For its part, Ukrainian leadership is attempting to move toward closer alignment with the EU and NATO. For example:

In January 2016, Ukraine joined the Deep and Comprehensive Free Trade Area with the European Union, to modernize and develop Ukraine’s economy, governance, and rule of law to EU standards;

In May 2016, President Poroshenko signed a “Strategic Defense Bulletin” to revamp Ukraine’s military doctrine, training, and operations to NATO standards by 2020.

The West needs, however, to refocus. Russian revanchism, of which Crimea/Ukraine is only the proximate case, will continue until comprehensively rebuffed.

  • The EU must renew its sanctions in May. Effects may be arguable, but one can be sure that Moscow would prefer them eliminated;
  • The West must continue to press Kiev for economic reform and action against corruption. Only such national politico-social success will seal Ukrainian commitment to democracy;
  • Ukrainian military “push back” should be encouraged. Theoretically, Ukraine has the second largest military in Europe (only Russia’s is larger). Moreover, the Russian military is not the Soviet Red Army of the 1980s, poised to crash tank armies through the Fulda Gap. It has some small units of “Special Forces” or “Delta” type excellence, but not the massive armored formations of the past. Intensive NATO-directed training could, at a minimum, clear eastern Ukraine of Russian surrogates. Crimea would then be another question.

The Ukraine challenge is not ambiguous. It does, however, require steadfast Western response to support a worthy ally.

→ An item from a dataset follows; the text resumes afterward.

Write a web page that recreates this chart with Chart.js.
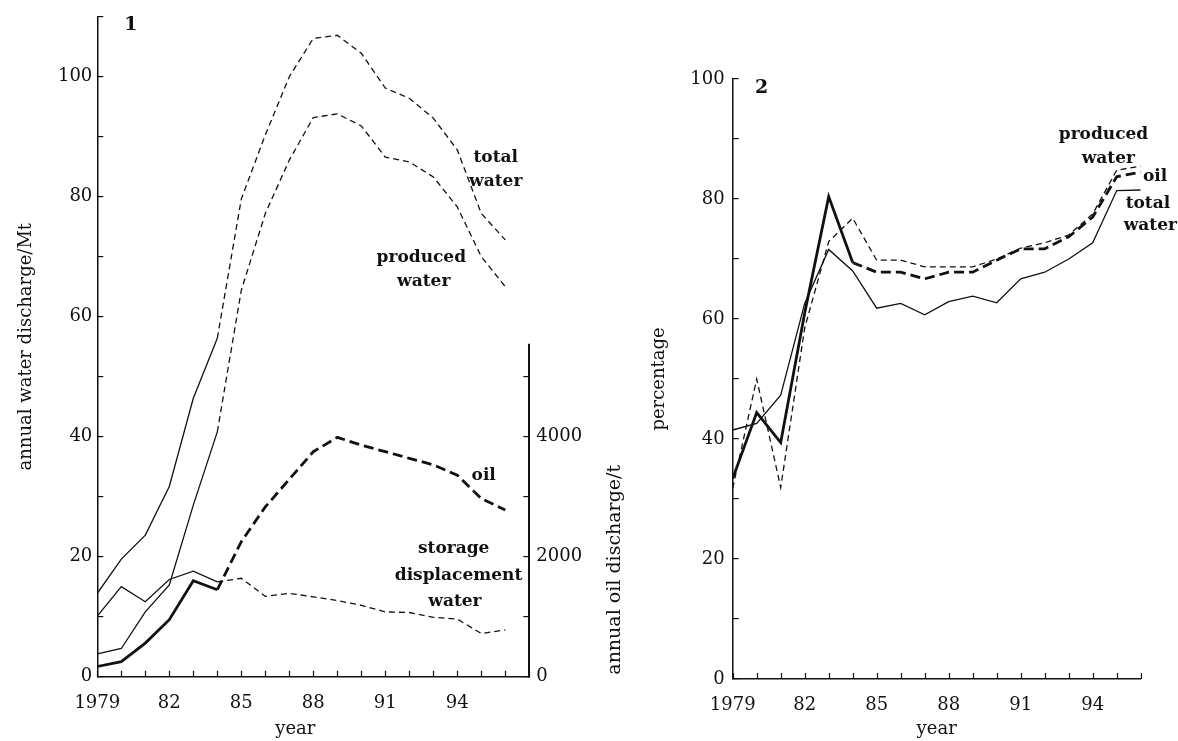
<!DOCTYPE html>
<html>
<head>
<meta charset="utf-8">
<script src="https://cdn.jsdelivr.net/npm/chart.js@4.4.0/dist/chart.umd.min.js"></script>
<style>
  body { margin: 0; background: #fff; }
  #wrap { position: relative; width: 1178px; height: 741px; }
  canvas { position: absolute; top: 0; }
  #left { left: 0; }
  #right { left: 630px; }
</style>
</head>
<body>
<div id="wrap">
  <canvas id="left" width="630" height="741"></canvas>
  <canvas id="right" width="548" height="741"></canvas>
</div>
<script>
const years = [1979, 1980, 1981, 1982, 1983, 1984, 1985, 1986, 1987, 1988,
               1989, 1990, 1991, 1992, 1993, 1994, 1995, 1996];

// panel 1 - annual discharge, water in Mt, oil in t
const totalWater    = [13.9, 19.6, 23.6, 31.7, 46.4, 56.4, 79.6, 90.3, 100.0, 106.4,
                       106.9, 103.9, 98.1, 96.4, 93.1, 87.8, 77.2, 72.8];
const producedWater = [3.8, 4.7, 10.8, 15.3, 28.6, 40.8, 64.4, 77.2, 86.1, 93.2,
                       93.8, 91.8, 86.6, 85.8, 83.3, 78.3, 70.0, 65.0];
const storageWater  = [10.1, 15.0, 12.5, 16.2, 17.6, 15.8, 16.4, 13.4, 13.9, 13.3,
                       12.7, 11.9, 10.8, 10.7, 9.9, 9.6, 7.2, 7.8];
const oilTonnes     = [170, 250, 560, 950, 1600, 1450, 2250, 2830, 3290, 3750,
                       3990, 3860, 3750, 3640, 3530, 3360, 2970, 2780];

// panel 2 - percentages
const pctTotalWater    = [41.5, 42.6, 47.3, 62.6, 71.6, 68.0, 61.8, 62.6, 60.7, 62.9,
                          63.8, 62.7, 66.7, 67.8, 70.0, 72.7, 81.4, 81.5];
const pctProducedWater = [31.8, 50.0, 31.9, 58.5, 72.9, 76.8, 69.8, 69.8, 68.7, 68.7,
                          68.7, 70.0, 71.8, 72.7, 74.0, 77.5, 84.8, 85.5];
const pctOil           = [33.4, 44.4, 39.4, 61.0, 80.4, 69.4, 67.8, 67.8, 66.7, 67.8,
                          67.8, 69.8, 71.7, 71.7, 73.7, 77.0, 83.7, 84.5];

const xTickYears = [1979, 1982, 1985, 1988, 1991, 1994];
const xTickText  = ['1979', '82', '85', '88', '91', '94'];

const ink = '#111';
const font = "'DejaVu Serif', 'Liberation Serif', serif";
const thinDash = [6, 4];
const thickDash = [10, 5];
const splitYear = 1984;   // solid before, dashed after

Chart.defaults.font.family = font;
Chart.defaults.color = ink;

function series(values, extra) {
    return Object.assign({
        data: years.map((yr, i) => ({ x: yr, y: values[i] })),
        borderColor: ink,
        borderWidth: 1.3,
        pointRadius: 0,
        tension: 0,
        fill: false
    }, extra);
}

function dashedAfterSplit(dash) {
    return { borderDash: c => c.p0.parsed.x >= splitYear ? dash : [] };
}

// fixed box size, and no extra label padding pushing the plot area around
function fixWidth(w) {
    return s => { s.width = w; s.paddingTop = 0; s.paddingBottom = 0; };
}

function xAxis(max, height, showTitle) {
    return {
        type: 'linear', min: 1979, max: max,
        afterFit: s => { s.height = height; },
        border: { color: ink, width: 1.5 },
        grid: { display: false },
        ticks: {
            stepSize: 1, autoSkip: false, maxRotation: 0, padding: 8,
            font: { size: 18 },
            callback: v => {
                const i = xTickYears.indexOf(v);
                return i < 0 ? '' : xTickText[i];
            }
        },
        title: { display: showTitle, text: 'year', font: { size: 18 }, padding: { top: 0, bottom: 1 } }
    };
}

function yAxis(max, width, padding, title, titlePad) {
    return {
        position: 'left', min: 0, max: max,
        afterFit: fixWidth(width),
        border: { color: ink, width: 1.5 },
        grid: { drawOnChartArea: false, color: ink, lineWidth: 1.2, tickLength: -6 },
        ticks: {
            stepSize: 10, padding: padding, font: { size: 18 },
            callback: v => v % 20 === 0 ? String(v) : ''
        },
        title: { display: true, text: title, font: { size: 18 }, padding: { top: titlePad, bottom: titlePad } }
    };
}

// labels on the plot, plus the little upward ticks on the year axis
function notesPlugin(notes, extra) {
    return {
        id: 'notes',
        afterDraw(chart) {
            const { ctx, scales } = chart;
            const x = scales.x;
            ctx.save();
            ctx.strokeStyle = ink;
            ctx.lineWidth = 1.2;
            ctx.beginPath();
            x.ticks.forEach(t => {
                const px = Math.round(x.getPixelForValue(t.value)) + 0.5;
                ctx.moveTo(px, x.top);
                ctx.lineTo(px, x.top - 6);
            });
            ctx.stroke();

            ctx.fillStyle = ink;
            ctx.textAlign = 'center';
            ctx.textBaseline = 'middle';
            notes.forEach(n => {
                ctx.font = n.font || ('bold 17px ' + font);
                ctx.fillText(n.text, x.getPixelForValue(n.x), scales.y.getPixelForValue(n.y));
            });
            ctx.restore();
            if (extra) extra(chart);
        }
    };
}

// ---- panel 1 ----
const oilAxisTop = 5550;

const leftNotes = [
    { text: '1', x: 1980.4, y: 108.6, font: 'bold 19px ' + font },
    { text: 'total', x: 1995.6, y: 86.6 },
    { text: 'water', x: 1995.6, y: 82.6 },
    { text: 'produced', x: 1992.5, y: 69.8 },
    { text: 'water', x: 1992.6, y: 65.9 },
    { text: 'oil', x: 1995.1, y: 33.5 },
    { text: 'storage', x: 1993.85, y: 21.3 },
    { text: 'displacement', x: 1994.05, y: 16.8 },
    { text: 'water', x: 1993.9, y: 12.6 }
];

new Chart(document.getElementById('left'), {
    type: 'line',
    data: {
        datasets: [
            series(totalWater, { segment: dashedAfterSplit(thinDash) }),
            series(producedWater, { segment: dashedAfterSplit(thinDash) }),
            series(storageWater, { segment: dashedAfterSplit(thinDash) }),
            series(oilTonnes, { yAxisID: 'y1', borderWidth: 2.8, segment: dashedAfterSplit(thickDash) })
        ]
    },
    options: {
        responsive: false,
        animation: false,
        layout: { padding: { top: 16.7, right: 0, bottom: 0, left: 0 } },
        plugins: { legend: { display: false }, tooltip: { enabled: false } },
        scales: {
            x: xAxis(1997, 64.3, false),
            y: yAxis(110, 97.3, 11, 'annual water discharge/Mt', 16),
            y1: {
                position: 'right', min: 0, max: 11000,
                afterFit: fixWidth(100.7),
                afterBuildTicks: s => { s.ticks = s.ticks.filter(t => t.value <= 5000); },
                border: { display: false },
                grid: { drawOnChartArea: false, color: ink, lineWidth: 1.2, tickLength: -6 },
                ticks: {
                    stepSize: 1000, padding: 13, font: { size: 18 },
                    callback: v => v % 2000 === 0 ? String(v) : ''
                }
            }
        }
    },
    plugins: [notesPlugin(leftNotes, chart => {
        const { ctx } = chart;
        const x = chart.scales.x;
        const y1 = chart.scales.y1;
        const px = Math.round(y1.left);
        ctx.save();
        ctx.strokeStyle = ink;
        ctx.lineWidth = 2;
        ctx.beginPath();
        ctx.moveTo(px, y1.getPixelForValue(0) + 0.75);
        ctx.lineTo(px, y1.getPixelForValue(oilAxisTop));
        ctx.stroke();
        ctx.fillStyle = ink;
        ctx.font = '18px ' + font;
        ctx.textAlign = 'center';
        ctx.textBaseline = 'middle';
        // the year title sits a little left of centre in this panel
        ctx.fillText('year', x.getPixelForValue(1987.25), x.bottom - 12);
        ctx.translate(615, y1.getPixelForValue(0) - 2);
        ctx.rotate(-Math.PI / 2);
        ctx.font = '19px ' + font;
        ctx.textAlign = 'left';
        ctx.fillText('annual oil discharge/t', 0, 0);
        ctx.restore();
    })]
});

// ---- panel 2 ----
const rightNotes = [
    { text: '2', x: 1980.2, y: 98.5, font: 'bold 19px ' + font },
    { text: 'produced', x: 1994.45, y: 90.7 },
    { text: 'water', x: 1994.65, y: 86.8 },
    { text: 'oil', x: 1996.6, y: 83.8 },
    { text: 'total', x: 1996.3, y: 79.3 },
    { text: 'water', x: 1996.4, y: 75.5 }
];

new Chart(document.getElementById('right'), {
    type: 'line',
    data: {
        datasets: [
            series(pctTotalWater, {}),
            series(pctProducedWater, { borderDash: thinDash }),
            series(pctOil, { borderWidth: 2.8, segment: dashedAfterSplit(thickDash) })
        ]
    },
    options: {
        responsive: false,
        animation: false,
        layout: { padding: { top: 79, right: 37.3, bottom: 0, left: 0 } },
        plugins: { legend: { display: false }, tooltip: { enabled: false } },
        scales: {
            x: xAxis(1996, 62, true),
            y: yAxis(100, 102.7, 14, 'percentage', 19)
        }
    },
    plugins: [notesPlugin(rightNotes)]
});
</script>
</body>
</html>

David T. Jones is a retired U.S. State Department senior foreign service career officer who has published several hundred books, articles, columns, and reviews on U.S.–Canadian bilateral issues and general foreign policy. During a career that spanned over 30 years, he concentrated on politico-military issues, serving as adviser for two Army chiefs of staff. Among his books is “Alternative North Americas: What Canada and the United States Can Learn from Each Other.”